Year Inducted: 2003
Era Inducted To: Modern Era
A true singer-songwriter leaves not only the lasting impression of his performance but also the legacy of his song. Multiple awards, astonishing record sales, and endless accolades by his fans and peers have marked Gordon Lightfoot’s career as a singer. As a songwriter, he is already a legend.
Born Gordon Meredith Lightfoot on November 17, 1938, in the city of Orillia, Ontario, Lightfoot’s first musical love was barbershop singing. He appeared in several award-winning groups in his youth, before trying his hand at penning his own material.
Lightfoot eventually did write his first song, called The Hula Hoop Song, in 1957. He pitched it to BMI publishing, and when it was turned down, he used the constructive criticism he received as inspiration to pursue songwriting with an even greater fervour.
Inspired by folk duo Ian & Sylvia, Lightfoot embraced the folk movement that was sweeping Toronto coffee shops and clubs. He became a performance mainstay on the Yorkville scene while he built up his repertoire. Some of Lightfoot’s best work emerged from his friendship with Ian Tyson of Ian & Sylvia.
Lightfoot became a very popular singer-songwriter worldwide in the early 1970s. The public responded to his timeless folk style, his poetic narration and his love for describing all things Canadian. Some of his most successful songs in Canada were Canadian Railroad Trilogy, The Wreck of the Edmund Fitzgerald and Sundown.
In the United States, his success was in response to his songwriting, as introduced to the public by popular artists of the day, including Elvis Presley, Peter, Paul & Mary and Bob Dylan, covering songs such as Early Morning Rain, For Lovin’ Me and If You Could Read My Mind. Lightfoot’s work helped to open the door for Canadians to make it stateside.
Classic artists such as Johnny Cash, Jerry Lee Lewis, Olivia Newton-John and Barbara Streisand have all covered various Gordon Lightfoot works. Here at home, artists Stompin’ Tom Connors, Ian & Sylvia, Anne Murray, Sarah McLachlan, and the Tragically Hip, to name but a few, also have recorded his songs.

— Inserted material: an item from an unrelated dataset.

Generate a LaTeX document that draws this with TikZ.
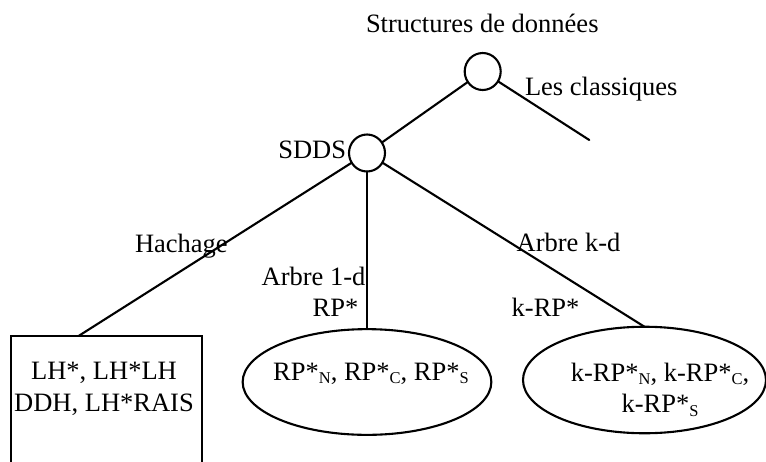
\documentclass[tikz,border=0pt]{standalone}
\usepackage{fontspec}
\setmainfont{Liberation Serif}
\usetikzlibrary{shapes.geometric}
% lowered index in the text font
\newcommand\lowidx[1]{\raisebox{-3.5pt}{\fontsize{16.5}{16.5}\selectfont #1}}
\begin{document}
\begin{tikzpicture}[x=1pt,y=-1pt,
  every node/.style={font=\fontsize{26.5}{31.7}\selectfont, inner sep=0pt, outer sep=0pt},
  treeline/.style={line width=2.1pt, line cap=round},
  junction/.style={draw, ellipse, line width=2.1pt, minimum width=36, minimum height=37},
  leaf/.style={draw, ellipse, line width=2.1pt},
  hashbox/.style={draw, rectangle, line width=2.1pt},
  lbl/.style={anchor=base west}]
\useasboundingbox (0,0) rectangle (766,461);
\clip (0,0) rectangle (766,461);

% root of the classification
\node[lbl] (title) at (366,32.3) {Structures de données};
\node[junction] (root) at (482.7,71.5) {};
\node[lbl] (classic) at (525,95) {Les classiques};
\coordinate (classicend) at (589.3,140);

% SDDS branch
\node[junction] (sdds) at (367,153) {};
\node[lbl] (sddslbl) at (278.3,158.3) {SDDS};

% hashing family
\node[hashbox, minimum width=190.7, minimum height=170, anchor=north] (hash) at (106.3,335.7) {};
\coordinate (hashtop) at (79,335.7);
\node[align=center] (hashtxt) at (104,388.8) {LH*, LH*LH\\DDH, LH*RAIS};

% 1-d tree family
\node[leaf, minimum width=248.7, minimum height=105.7] (rp) at (367,382) {};
\node[anchor=base] (rptxt) at (371,380) {RP*\lowidx{N}, RP*\lowidx{C}, RP*\lowidx{S}};

% k-d tree family
\node[leaf, minimum width=243, minimum height=106.5] (krp) at (644.5,380) {};
\node[align=center] (krptxt) at (660,389.5) {k-RP*\lowidx{N}, k-RP*\lowidx{C},\\k-RP*\lowidx{S}};

% branch labels
\node[lbl] (hachage) at (135,252.7) {Hachage};
\node[lbl] (arbre1) at (261.7,285) {Arbre 1-d};
\node[lbl] (rpstar) at (312.6,316.7) {RP*};
\node[lbl] (arbrek) at (516.7,251.7) {Arbre k-d};
\node[lbl] (krpstar) at (511.7,316.7) {k-RP*};

% connectors
\draw[treeline] (root) -- (sdds);
\draw[treeline] (root) -- (classicend);
\draw[treeline] (sdds) -- (hashtop);
\draw[treeline] (sdds) -- (rp);
\draw[treeline] (sdds) -- (krp.north);
\end{tikzpicture}
\end{document}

Since his first solo recording in 1965, Lightfoot has recorded 18 other albums and more than 200 songs – and has written even more. In addition to his five Grammy nominations, Lightfoot was the recipient of a MIDEM award for best-selling Canadian artist for 1967 and has taken home 17 Juno Awards. In 1986, he was inducted into the Juno Awards Hall of Fame; in 1970, he became a companion of the Order of Canada; and in 1997, was honoured with the Governor General’s Award. In September 2001, Gordon Lightfoot was inducted into the Canadian Country Music Hall Of Fame.